Higher Order Hypercascading Hyper Notation (HHCHN) is the 14th part of HN.

Rules

An expression is of the form H_m<n,A>, where n is the base, m is the secondary base, and A is an array.

1. If there is no array, H_m<n> = m^n
2. If there is no secondary base, H<n> = H_n<n>
3. If the array's first entry is 1, delete it.
4. If the array is a sequence array, decrease it by one, then nest the whole expression into the base n times.
5. If the array is a limit array, change the array into the nth member of it's FS.

Arrays

Definitions from HpCHN apply.

Y_1 = Y. Any Y_0 is removed. Also Y_A = Y<(A)>.

Y<A> (if A is sequence array) is Y<A>-cascader of X_Y<A-1><x>

Y is hypercascader of X<A>.

Y<B> (if B is sequence array) is hypercascader of X_Y<B-1>_<A>, that means it uses X_Y<B-1>_<A> and not X<A>.

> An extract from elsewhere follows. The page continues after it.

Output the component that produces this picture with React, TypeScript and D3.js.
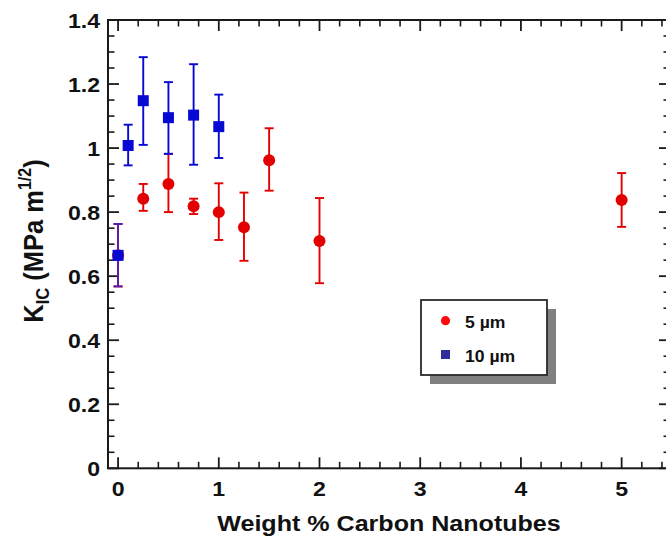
import React from "react";
import * as d3 from "d3";

// ---- data ----
const redX = [0, 0.25, 0.5, 0.75, 1.0, 1.25, 1.5, 2.0, 5.0];
const redY = [0.665, 0.842, 0.888, 0.818, 0.8, 0.753, 0.962, 0.71, 0.838];
const redHi = [0.763, 0.888, 0.982, 0.842, 0.89, 0.861, 1.062, 0.844, 0.922];
const redLo = [0.568, 0.804, 0.8, 0.794, 0.713, 0.648, 0.867, 0.578, 0.754];

const blueX = [0, 0.1, 0.25, 0.5, 0.75, 1.0];
const blueY = [0.665, 1.008, 1.148, 1.095, 1.103, 1.067];
const blueHi = [0.763, 1.073, 1.284, 1.206, 1.262, 1.167];
const blueLo = [0.568, 0.946, 1.01, 0.982, 0.948, 0.969];

const xTickValues = [0, 1, 2, 3, 4, 5];
const xTickLabels = ["0", "1", "2", "3", "4", "5"];
const yTickValues = [0, 0.2, 0.4, 0.6, 0.8, 1.0, 1.2, 1.4];
const yTickLabels = ["0", "0.2", "0.4", "0.6", "0.8", "1", "1.2", "1.4"];

const legendLabels = ["5 \u00b5m", "10 \u00b5m"];

const W = 666;
const H = 538;
const FONT = "'Liberation Sans', Arial, Helvetica, sans-serif";
const RED = "#e30000";
const BLUE = "#0808d4";
const PURPLE = "#5420b0";
const AXIS = "#1a1a1a";
const SX = 1.1; // horizontal stretch of the original image

export default function App() {
  const left = 108, right = 672, top = 20, bottom = 468.3;
  const x = d3.scaleLinear().domain([-0.1, 5.5]).range([left, right]);
  const y = d3.scaleLinear().domain([0, 1.4]).range([bottom, top]);

  const xMinor = d3.range(0, 28).map((i) => +(i * 0.2).toFixed(2)).filter((v) => Math.abs(v - Math.round(v)) > 1e-6);
  const yMinor = d3.range(0, 29).map((i) => +(i * 0.05).toFixed(2)).filter((v) => !yTickValues.some((t) => Math.abs(t - v) < 1e-6));

  const majorLen = 11, minorLen = 6.5;

  const red = redX.map((v, i) => ({ x: v, y: redY[i], hi: redHi[i], lo: redLo[i] }));
  const blue = blueX.map((v, i) => ({ x: v, y: blueY[i], hi: blueHi[i], lo: blueLo[i] }));

  const cap = 4.5;
  const errBar = (d: any, color: string, key: string) => (
    <g key={key} stroke={color} strokeWidth={1.9} fill="none">
      <line x1={x(d.x)} x2={x(d.x)} y1={y(d.hi)} y2={y(d.lo)} />
      <line x1={x(d.x) - cap} x2={x(d.x) + cap} y1={y(d.hi)} y2={y(d.hi)} />
      <line x1={x(d.x) - cap} x2={x(d.x) + cap} y1={y(d.lo)} y2={y(d.lo)} />
    </g>
  );

  const overlaps = (d: any) =>
    red.some((r) => Math.abs(r.x - d.x) < 1e-9 && Math.abs(r.hi - d.hi) < 1e-9 && Math.abs(r.lo - d.lo) < 1e-9);

  const stretchText = (tx: number, ty: number, content: any, props: any = {}, rot = 0) => (
    <text
      transform={`translate(${tx},${ty}) scale(${SX},1)${rot ? ` rotate(${rot})` : ""}`}
      x={0}
      y={0}
      fontFamily={FONT}
      {...props}
    >
      {content}
    </text>
  );

  const sq = 11;

  return (
    <svg width={W} height={H} style={{ position: "absolute", left: 0, top: 0, background: "#fff" }}>
      <rect x={0} y={0} width={W} height={H} fill="#fff" />

      {/* frame */}
      <rect x={left} y={top} width={right - left} height={bottom - top} fill="none" stroke={AXIS} strokeWidth={2} />

      {/* x ticks (bottom & top) */}
      {xTickValues.map((v) => (
        <g key={"xm" + v} stroke={AXIS} strokeWidth={1.8}>
          <line x1={x(v)} x2={x(v)} y1={bottom} y2={bottom - majorLen} />
          <line x1={x(v)} x2={x(v)} y1={top} y2={top + majorLen} />
        </g>
      ))}
      {xMinor.map((v) => (
        <g key={"xn" + v} stroke={AXIS} strokeWidth={1.6}>
          <line x1={x(v)} x2={x(v)} y1={bottom} y2={bottom - minorLen} />
          <line x1={x(v)} x2={x(v)} y1={top} y2={top + minorLen} />
        </g>
      ))}
      {/* y ticks (left & right) */}
      {yTickValues.map((v) => (
        <g key={"ym" + v} stroke={AXIS} strokeWidth={1.8}>
          <line x1={left} x2={left + majorLen} y1={y(v)} y2={y(v)} />
          <line x1={right} x2={right - majorLen - 2} y1={y(v)} y2={y(v)} />
        </g>
      ))}
      {yMinor.map((v) => (
        <g key={"yn" + v} stroke={AXIS} strokeWidth={1.6}>
          <line x1={left} x2={left + minorLen} y1={y(v)} y2={y(v)} />
          <line x1={right} x2={right - minorLen - 2} y1={y(v)} y2={y(v)} />
        </g>
      ))}

      {/* tick labels */}
      {xTickValues.map((v, i) =>
        <g key={"xl" + v}>
          {stretchText(x(v), 496, xTickLabels[i], { textAnchor: "middle", fontSize: 21, fontWeight: "bold", fill: "#111" })}
        </g>
      )}
      {yTickValues.map((v, i) =>
        <g key={"yl" + v}>
          {stretchText(100, y(v) + 7.6, yTickLabels[i], { textAnchor: "end", fontSize: 21, fontWeight: "bold", fill: "#111" })}
        </g>
      )}

      {/* axis titles */}
      {stretchText(389, 531, "Weight % Carbon Nanotubes", { textAnchor: "middle", fontSize: 22.8, fontWeight: "bold", fill: "#111" })}
      {stretchText(
        43,
        241,
        <>
          <tspan>K</tspan>
          <tspan fontSize={16.5} dy={5}>IC</tspan>
          <tspan dy={-5}> (MPa m</tspan>
          <tspan fontSize={16} dy={-11}>1/2</tspan>
          <tspan dy={11}>)</tspan>
        </>,
        { textAnchor: "middle", fontSize: 25.5, fontWeight: "bold", fill: "#111" },
        -90
      )}

      {/* 5 um series */}
      {red.map((d, i) => errBar(d, RED, "re" + i))}
      {red.map((d, i) => (
        <circle key={"rc" + i} cx={x(d.x)} cy={y(d.y)} r={6} fill={RED} />
      ))}

      {/* 10 um series */}
      {blue.map((d, i) => errBar(d, overlaps(d) ? PURPLE : BLUE, "be" + i))}
      {blue.map((d, i) => (
        <rect key={"bs" + i} x={x(d.x) - sq / 2} y={y(d.y) - sq / 2} width={sq} height={sq} fill={BLUE} />
      ))}

      {/* legend */}
      <rect x={430} y={309} width={126} height={75} fill="#808080" />
      <rect x={421} y={300} width={126} height={75} fill="#fff" stroke="#2a2a2a" strokeWidth={1.8} />
      <circle cx={445.5} cy={320.7} r={4.6} fill="#ff0a0a" />
      <rect x={441} y={350} width={9} height={9} fill="#2e2e9a" />
      {stretchText(465, 327.5, legendLabels[0], { fontSize: 16, fontWeight: "bold", fill: "#111" })}
      {stretchText(465, 361.5, legendLabels[1], { fontSize: 16, fontWeight: "bold", fill: "#111" })}
    </svg>
  );
}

Y<A> (if A is limit array) is hypercascader and Y<A>-cascader of Y<FS(A,x)>, that means it uses Y<FS(A,x)> and not X<x>.

X_Y<A><B> (if B and A are sequence arrays) is Y<A>-cascader of X_Y<A><B>, that means it uses X_Y<A-1><X_Y<A><B-1>,N> and not X_Y<A-1><N>.

X_Y<A><B> (if B is sequence array and A is limit array) is Y<A>-cascader of X_Y<A><B>, that means it uses X_Y<FS(A,x)><X_Y<A><B-1>> and not X_Y<FS(A,x)>.

X_Y<A><B> (if B is limit array and A is sequence array) is Y<A>-cascader of X_Y<A><FS(B,x)>, that means it uses X_Y<A><FS(B,x)> and not X_Y<A-1><x>.

X_Y<A><B> (if B and A are limit arrays) is Y<A>-cascader of X_Y<A><FS(B,x)>, that means it uses X_Y<A><FS(B,x)> and not Y<FS(A,x)>.

To compare arrays, use HpCHN rules and when comparing Y<A> and Y<B>, compare A and B, and that is the result.